Osei Kyei-Mensah-Bonsu, who is the MP for Suame and Leader of the Majority Group in Parliament, admitted that the current money given to MPs as their Common Fund is too small to fund some major projects like roads – as expected of them by their constituents.

“The MPs’ Common Fund,” he said, “is supposed to serve you to do some ‘patch-patch’ work. In case there is a rainstorm in the constituency, the roof of maybe a classroom is ripped-off and you go visit – and you realise that if you have to apply through the Ministry of Education it is going to take a while, so if you have that amount in your coffers you link up with the DCE and apply to go and have the classroom re-roofed. That amount serves you for such purposes – it is not much.

“So, that is the extent of assistance that the fund offers you; in terms of major development activities, it cannot help you in any way.”

He further added that: “There has been debate over a period, that because of the misconception perhaps the amount should revert back to the assembly, so we wash our hands of the issue of monies being given to us for development – but we have not made that determination yet.
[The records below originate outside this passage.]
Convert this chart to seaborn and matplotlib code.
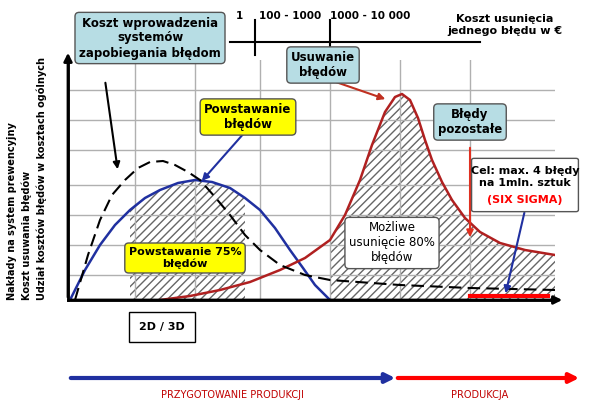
import numpy as np
import matplotlib
matplotlib.use("Agg")
import matplotlib.pyplot as plt
import seaborn as sns
from matplotlib.patches import FancyArrowPatch, FancyBboxPatch

# curve values (horizontal position along the process, cost level)
blue_x = [2, 17, 32, 47, 62, 77, 92, 110, 127, 144, 162, 177, 192, 207, 222, 235, 247, 262]
blue_y = [0, 30, 55, 75, 90, 102, 110, 117, 120, 118, 112, 102, 90, 72, 50, 32, 15, 0]
dash_x = [7, 20, 32, 44, 57, 70, 82, 95, 107, 120, 132, 147, 162, 177, 192, 212, 237, 262, 332, 402, 487]
dash_y = [0, 45, 80, 105, 120, 132, 138, 139, 135, 128, 120, 103, 85, 65, 50, 35, 25, 20, 15, 12, 10]
red_x = [92, 122, 152, 182, 212, 237, 262, 277, 292, 304, 317, 327, 334, 342, 350, 357, 364, 374, 384, 397, 412, 432, 457, 487]
red_y = [0, 4, 10, 18, 30, 42, 60, 85, 120, 155, 188, 203, 206, 200, 182, 160, 140, 118, 100, 82, 68, 57, 50, 45]
scale_labels = ["1", "100 - 1000", "1000 - 10 000"]
ylabels = ["Nakłady na system prewencyjny", "Koszt usuwania błędów",
           "Udział kosztów błędów w kosztach ogólnych"]

fig = plt.figure(figsize=(6.05, 4.12), dpi=100)
W, H = 605, 412
def F(x, y): return (x / W, 1 - y / H)

ax = fig.add_axes([68/W, 1-300/H, 487/W, 240/H])
ax.set_xlim(0, 487); ax.set_ylim(0, 240)
for v in [67, 127, 192, 262, 332, 402]:
    ax.axvline(v, color="#b0b0b0", lw=1)
for h in [25, 55, 85, 115, 150, 180, 210]:
    ax.axhline(h, color="#b0b0b0", lw=1)
for s in ["top", "right"]:
    ax.spines[s].set_visible(False)
ax.spines["left"].set_linewidth(2); ax.spines["bottom"].set_linewidth(2)
ax.set_xticks([]); ax.set_yticks([])

bx = np.array(blue_x); by = np.array(blue_y)
m = (bx >= 62) & (bx <= 177)
ax.fill_between(bx[m], 0, by[m], facecolor="none", hatch="////", edgecolor="#666", lw=0)
rx = np.array(red_x); ry = np.array(red_y)
m = rx >= 262
ax.fill_between(rx[m], 0, ry[m], facecolor="none", hatch="////", edgecolor="#666", lw=0)

sns.lineplot(x=blue_x, y=blue_y, ax=ax, color="#2030a0", lw=1.8, sort=False)
sns.lineplot(x=red_x, y=red_y, ax=ax, color="#b02020", lw=1.8, sort=False)
sns.lineplot(x=dash_x, y=dash_y, ax=ax, color="black", lw=1.5, sort=False, linestyle=(0, (6, 3)))
ax.plot([402, 480], [4, 4], color="red", lw=3)

fig.add_artist(FancyArrowPatch(F(68, 300), F(68, 50), arrowstyle="-|>", mutation_scale=12, lw=2, color="black"))
fig.add_artist(FancyArrowPatch(F(68, 300), F(565, 300), arrowstyle="-|>", mutation_scale=12, lw=2, color="black"))

fig.add_artist(plt.Line2D([230/W, 480/W], [1-42/H]*2, color="black", lw=1.5))
for px in [255, 330]:
    fig.add_artist(plt.Line2D([px/W]*2, [1-20/H, 1-55/H], color="black", lw=1.5))
for px, t in zip([239, 290, 370], scale_labels):
    fig.text(px/W, 1-16/H, t, ha="center", va="center", fontsize=7.5, fontweight="bold")
fig.text(505/W, 1-25/H, "Koszt usunięcia\njednego błędu w €", ha="center", va="center", fontsize=8, fontweight="bold")

for px, t in zip([12, 27, 42], ylabels):
    fig.text(px/W, 1-300/H, t, rotation=90, ha="center", va="bottom", fontsize=7, fontweight="bold")

teal = "#b7dde4"
def box(x, y, t, fc, fs=8.5, color="black", weight="bold"):
    return fig.text(x/W, 1-y/H, t, ha="center", va="center", fontsize=fs, fontweight=weight, color=color,
                    bbox=dict(boxstyle="round,pad=0.35", fc=fc, ec="#555", lw=1))
def arrow(a, b, c="black"):
    fig.add_artist(FancyArrowPatch(F(*a), F(*b), arrowstyle="-|>", mutation_scale=10, lw=1.5, color=c))

arrow((105, 80), (118, 172))
box(150, 38, "Koszt wprowadzenia\nsystemów\nzapobiegania błędom", teal)
arrow((245, 132), (200, 183), "#2030a0")
box(248, 117, "Powstawanie\nbłędów", "#ffff00")
arrow((330, 80), (388, 100), "#c03020")
box(323, 65, "Usuwanie\nbłędów", teal)
arrow((470, 145), (470, 240), "#e03020")
box(470, 122, "Błędy\npozostałe", teal)
arrow((525, 210), (505, 296), "#2030a0")
fig.add_artist(FancyBboxPatch(F(474, 210), 102/W, 50/H, boxstyle="round,pad=0.004",
                              transform=fig.transFigure, fc="white", ec="#555", lw=1))
fig.text(525/W, 1-177/H, "Cel: max. 4 błędy\nna 1mln. sztuk", ha="center", va="center", fontsize=8, fontweight="bold")
fig.text(525/W, 1-200/H, "(SIX SIGMA)", ha="center", va="center", fontsize=8, fontweight="bold", color="red")
box(185, 258, "Powstawanie 75%\nbłędów", "#ffff00", fs=8)
box(392, 243, "Możliwe\nusunięcie 80%\nbłędów", "white", fs=8.5, weight="normal")

fig.text(162/W, 1-327/H, "2D / 3D", ha="center", va="center", fontsize=8, fontweight="bold",
         bbox=dict(boxstyle="square,pad=0.9", fc="white", ec="black", lw=1))

fig.add_artist(FancyArrowPatch(F(68, 378), F(398, 378), arrowstyle="-|>", mutation_scale=14, lw=3, color="#2030a0"))
fig.add_artist(FancyArrowPatch(F(395, 378), F(582, 378), arrowstyle="-|>", mutation_scale=14, lw=3, color="red"))
fig.text(232/W, 1-395/H, "PRZYGOTOWANIE PRODUKCJI", ha="center", va="center", fontsize=7, color="#c00000")
fig.text(480/W, 1-395/H, "PRODUKCJA", ha="center", va="center", fontsize=7, color="#c00000")

fig.savefig("out.png", dpi=100)
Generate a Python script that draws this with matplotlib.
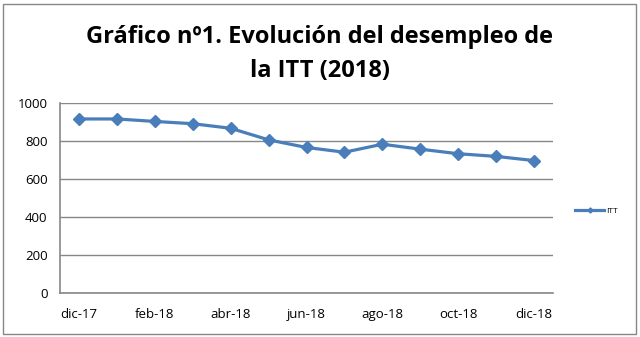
import matplotlib.pyplot as plt
from matplotlib.patches import Rectangle

# datos mensuales (dic-17 a dic-18)
meses = ['dic-17', 'ene-18', 'feb-18', 'mar-18', 'abr-18', 'may-18', 'jun-18',
         'jul-18', 'ago-18', 'sep-18', 'oct-18', 'nov-18', 'dic-18']
parados = [916, 916, 903, 891, 867, 806, 766, 741, 783, 757, 733, 719, 697]
yticks = [0, 200, 400, 600, 800, 1000]

plt.rcParams['font.family'] = ['Open Sans', 'DejaVu Sans']

fig = plt.figure(figsize=(6.4, 3.37), dpi=100)
ax = fig.add_axes([60 / 640, 1 - 293 / 337, 493 / 640, 190 / 337])

x = list(range(len(meses)))
ax.plot(x, parados, color='#4a7ebb', lw=2.3, marker='D', ms=6.5,
        markeredgecolor='#4a7ebb', label='ITT')

ax.set_ylim(0, 1000)
ax.set_xlim(-0.5, len(meses) - 0.5)
ax.set_yticks(yticks)
ax.set_xticks(x[::2])
ax.set_xticklabels(meses[::2])
ax.tick_params(length=0, labelsize=9.5, pad=11)
ax.tick_params(axis='y', pad=9)
ax.grid(axis='y', color='#878787', lw=1)
ax.set_axisbelow(True)
for s in ['top', 'right']:
    ax.spines[s].set_visible(False)
for s in ['left', 'bottom']:
    ax.spines[s].set_color('#878787')
    ax.spines[s].set_linewidth(1.2)

fig.text(0.5, 1 - 37 / 337, 'Gráfico nº1. Evolución del desempleo de',
         ha='center', va='center', fontsize=17, fontweight='bold')
fig.text(0.5, 1 - 71 / 337, 'la ITT (2018)',
         ha='center', va='center', fontsize=17, fontweight='bold')

ax.legend(loc='center left', bbox_to_anchor=(1.03, 0.43), frameon=False,
          fontsize=6, handlelength=3.5, handletextpad=0.2, markerscale=0.4)

fig.patches.append(Rectangle((3 / 640, 3 / 337), 633 / 640, 330 / 337,
                             transform=fig.transFigure, fill=False,
                             edgecolor='#878787', lw=1))

fig.savefig('out.png', dpi=100)
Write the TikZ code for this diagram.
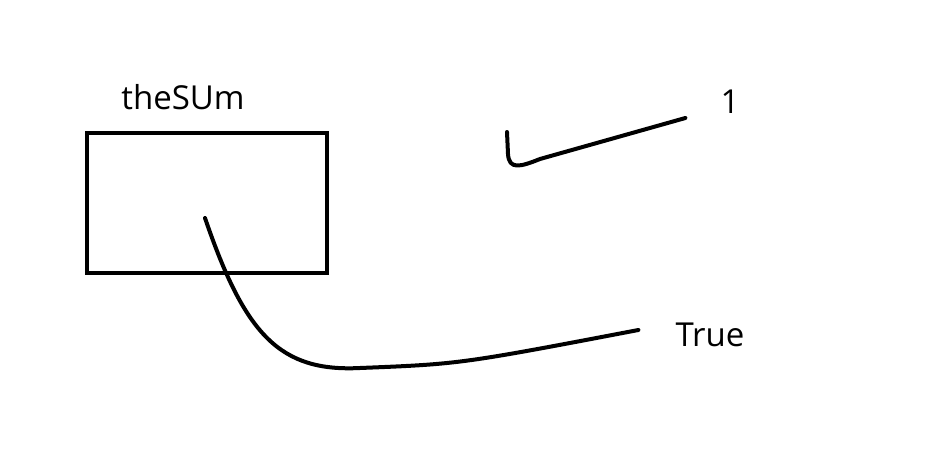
\documentclass[tikz,border=0pt]{standalone}
\usepackage{fontspec}
\setmainfont{Open Sans}
\usetikzlibrary{positioning}

\begin{document}
\begin{tikzpicture}[
 x=1pt,y=-1pt,
 box/.style={draw=black,line width=4pt,minimum width=240pt,minimum height=140pt,inner sep=0pt},
 lbl/.style={font=\fontsize{33}{40}\selectfont,inner sep=0pt,anchor=base},
 wire/.style={draw=black,line width=4pt,line cap=round,line join=round}
]
\useasboundingbox (0,0) rectangle (925,466);
\node[box] (sum) at (207,203) {};
\node[lbl] (name) at (183,109) {theSUm};
\node[lbl] (one) at (730,113) {1};
\node[lbl] (true) at (710,346) {True};
\coordinate (inside) at (205,218);
\coordinate (hook) at (507,132);
\draw[wire] (inside) .. controls (245,335) and (280,372) .. (360,368) .. controls (460,364) .. ([xshift=-37pt,yshift=16pt]true.base west);
\draw[wire] (hook) -- (508,154) .. controls (509,170) and (520,167) .. (540,159) -- ([xshift=-35pt,yshift=-5pt]one.base west);
\end{tikzpicture}
\end{document}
“The other side is that because the amount is too small, can we have a meeting with the administrator of the Common Fund and minister responsible for local government, and have it increased so that it is able to assist us in a bigger way to impact development activities in the constituencies? It is a decision that the House should come to.”

In an interview with the B&FT, MP for Tamale Central, Murtala Muhammed Ibrahim, called for a 50-50 share of the District Assemblies Common Fund between Members of Parliament and district assemblies to take up projects.

He argued that MPs should be given the opportunity to submit their proposed projects for approval, and thereafter be made to give proper accountability for them in accordance with law.

“Many people see MPs as development agent when in actual fact, it is not supposed to be so, but it will take a very long time for people to understand. But be it as it may, why not give 50 percent of the District Assembly Common Fund to MPs and give 50 percent to the district assemblies, so that MPs can also execute projects and then account for the monies taken.

“Do not give MPs Common Fund again; whatever fund that is supposed to be given to any district, divide it between the District Assembly and the MPs. Let the MPs come out with their development plan, let the plan be vetted, let it be approved by a body, and let them execute their projects,” he recommended.